Plea bargains are among the many tools a criminal defense team has to produce the best result for their clients. A plea bargain is a pre-trial agreement reached by the two parties in the proceedings, the state (government) and the defendant, in which the defendant agrees to plead guilty to the crime he or she is accused of, forgoing the right to trial.
In return, the defendant is granted a more lenient sentence than he or she would otherwise receive if the case went to trial and the jury returned a “guilty” verdict. Theoretically, this is a win-win scenario because the defendant receives less severe penalties and the state saves precious public resources on the expedited legal proceedings. Plea bargains are incredibly common in criminal defense cases.
The main problem with plea bargains, as uncovered in research conducted by a team of criminal defense experts, prosecutors, judges, and academics, is that there is “substantial evidence” that innocent defendants are pressured into accepting plea bargains by prosecutors who threaten them with extremely long minimum sentences for the crimes with which they are charged.

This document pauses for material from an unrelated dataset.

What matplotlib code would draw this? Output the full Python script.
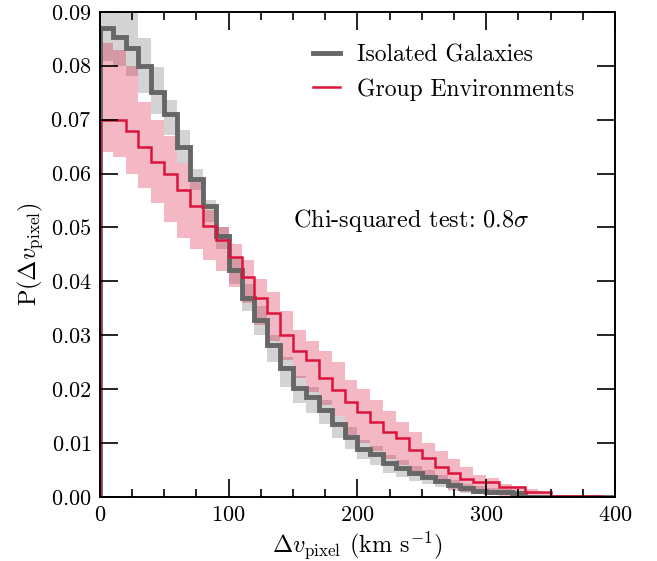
import numpy as np
import matplotlib
matplotlib.use('Agg')
import matplotlib.pyplot as plt
from matplotlib.ticker import MultipleLocator
from matplotlib.lines import Line2D

plt.rcParams['font.family'] = 'serif'
plt.rcParams['font.serif'] = ['cmr10', 'DejaVu Serif']
plt.rcParams['mathtext.fontset'] = 'cm'
plt.rcParams['axes.unicode_minus'] = False
plt.rcParams['axes.formatter.use_mathtext'] = True

# bin edges in km/s (10 km/s bins)
edges = np.arange(0, 410, 10)

# isolated galaxies: histogram and band
iso = [0.0870, 0.0853, 0.0832, 0.0800, 0.0751, 0.0710, 0.0650, 0.0590, 0.0540, 0.0484,
       0.0421, 0.0369, 0.0328, 0.0282, 0.0239, 0.0202, 0.0186, 0.0161, 0.0135, 0.0112,
       0.0090, 0.0080, 0.0063, 0.0053, 0.0045, 0.0038, 0.0030, 0.0022, 0.0017, 0.0012,
       0.0010, 0.0010, 0.0008, 0.0, 0.0, 0.0, 0.0, 0.0, 0.0, 0.0]
iso_lo = [0.0808, 0.0800, 0.0780, 0.0750, 0.0711, 0.0672, 0.0620, 0.0570, 0.0510, 0.0460,
          0.0395, 0.0345, 0.0300, 0.0250, 0.0205, 0.0175, 0.0155, 0.0135, 0.0110, 0.0090,
          0.0070, 0.0060, 0.0045, 0.0038, 0.0030, 0.0025, 0.0018, 0.0012, 0.0008, 0.0005,
          0.0004, 0.0003, 0.0002, 0.0, 0.0, 0.0, 0.0, 0.0, 0.0, 0.0]
iso_hi = [0.0950, 0.0950, 0.0920, 0.0851, 0.0798, 0.0737, 0.0680, 0.0608, 0.0551, 0.0500,
          0.0445, 0.0395, 0.0355, 0.0300, 0.0260, 0.0225, 0.0205, 0.0180, 0.0150, 0.0130,
          0.0105, 0.0095, 0.0078, 0.0068, 0.0058, 0.0050, 0.0040, 0.0032, 0.0025, 0.0020,
          0.0017, 0.0015, 0.0012, 0.0, 0.0, 0.0, 0.0, 0.0, 0.0, 0.0]

# group environments: histogram and band
grp = [0.0700, 0.0700, 0.0679, 0.0650, 0.0621, 0.0600, 0.0570, 0.0540, 0.0502, 0.0477,
       0.0445, 0.0408, 0.0369, 0.0341, 0.0300, 0.0270, 0.0254, 0.0220, 0.0199, 0.0177,
       0.0158, 0.0139, 0.0120, 0.0109, 0.0088, 0.0072, 0.0055, 0.0045, 0.0033, 0.0028,
       0.0028, 0.0018, 0.0018, 0.0010, 0.0010, 0.0002, 0.0002, 0.0002, 0.0002, 0.0]
grp_lo = [0.0640, 0.0630, 0.0600, 0.0573, 0.0545, 0.0510, 0.0480, 0.0460, 0.0440, 0.0420,
          0.0390, 0.0360, 0.0320, 0.0290, 0.0255, 0.0220, 0.0195, 0.0170, 0.0150, 0.0115,
          0.0100, 0.0085, 0.0070, 0.0060, 0.0045, 0.0035, 0.0025, 0.0015, 0.0010, 0.0005,
          0.0003, 0.0002, 0.0001, 0.0, 0.0, 0.0, 0.0, 0.0, 0.0, 0.0]
grp_hi = [0.0842, 0.0830, 0.0800, 0.0733, 0.0700, 0.0670, 0.0620, 0.0585, 0.0533, 0.0500,
          0.0470, 0.0440, 0.0405, 0.0380, 0.0345, 0.0310, 0.0290, 0.0270, 0.0250, 0.0217,
          0.0200, 0.0180, 0.0160, 0.0140, 0.0120, 0.0100, 0.0085, 0.0070, 0.0055, 0.0040,
          0.0035, 0.0025, 0.0020, 0.0015, 0.0010, 0.0003, 0.0002, 0.0002, 0.0002, 0.0]

fig = plt.figure(figsize=(6.57, 5.61), dpi=100)
ax = fig.add_axes([0.152, 0.114, 0.784, 0.865])

ax.stairs(iso_hi, edges, baseline=iso_lo, fill=True, color='#d3d3d3', lw=0)
ax.stairs(grp_hi, edges, baseline=grp_lo, fill=True, color='crimson', alpha=0.3, lw=0)
ax.stairs(iso, edges, color='#666666', lw=3.5)
ax.stairs(grp, edges, color='crimson', lw=1.8)

ax.set_xlim(0, 400)
ax.set_ylim(0, 0.09)
ax.xaxis.set_major_locator(MultipleLocator(100))
ax.xaxis.set_minor_locator(MultipleLocator(25))
ax.yaxis.set_major_locator(MultipleLocator(0.01))
ax.tick_params(which='both', direction='in', top=True, right=True, labelsize=16, width=1.2)
ax.tick_params(which='major', length=13, pad=6)
ax.tick_params(which='minor', length=6)
for s in ax.spines.values():
    s.set_linewidth(1.4)

ax.set_xlabel(r'$\Delta v_{\rm pixel}$ (km s$^{-1}$)', fontsize=17.5)
ax.set_ylabel(r'P($\Delta v_{\rm pixel}$)', fontsize=17.5)

handles = [Line2D([], [], color='#666666', lw=3.5), Line2D([], [], color='crimson', lw=1.8)]
ax.legend(handles, ['Isolated Galaxies', 'Group Environments'], loc='upper left',
          bbox_to_anchor=(0.4136, 0.933), borderaxespad=0, borderpad=0,
          frameon=False, fontsize=17, handlelength=1.15, handletextpad=0.7)

ax.text(150, 0.0512, r'Chi-squared test: 0.8$\sigma$', fontsize=17.5, va='center')

fig.savefig('out.png', dpi=100)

In this way, police misconduct and other improprieties by agents of law enforcement and the criminal justice system are often covered up. In criminal defense cases that go to trial, these injustices would often have been exposed at trial after attorneys gain access to all of the evidence gathered by the state. The frequent use of plea bargains also worsens racial inequality, as minorities generally have less effective legal representation than their white counterparts.
In some cases, plea bargains make sense. But the criminal justice system has been shown to abuse the process to maximize conviction rates. Defendants must be fully aware of their rights to make the most informed decision possible.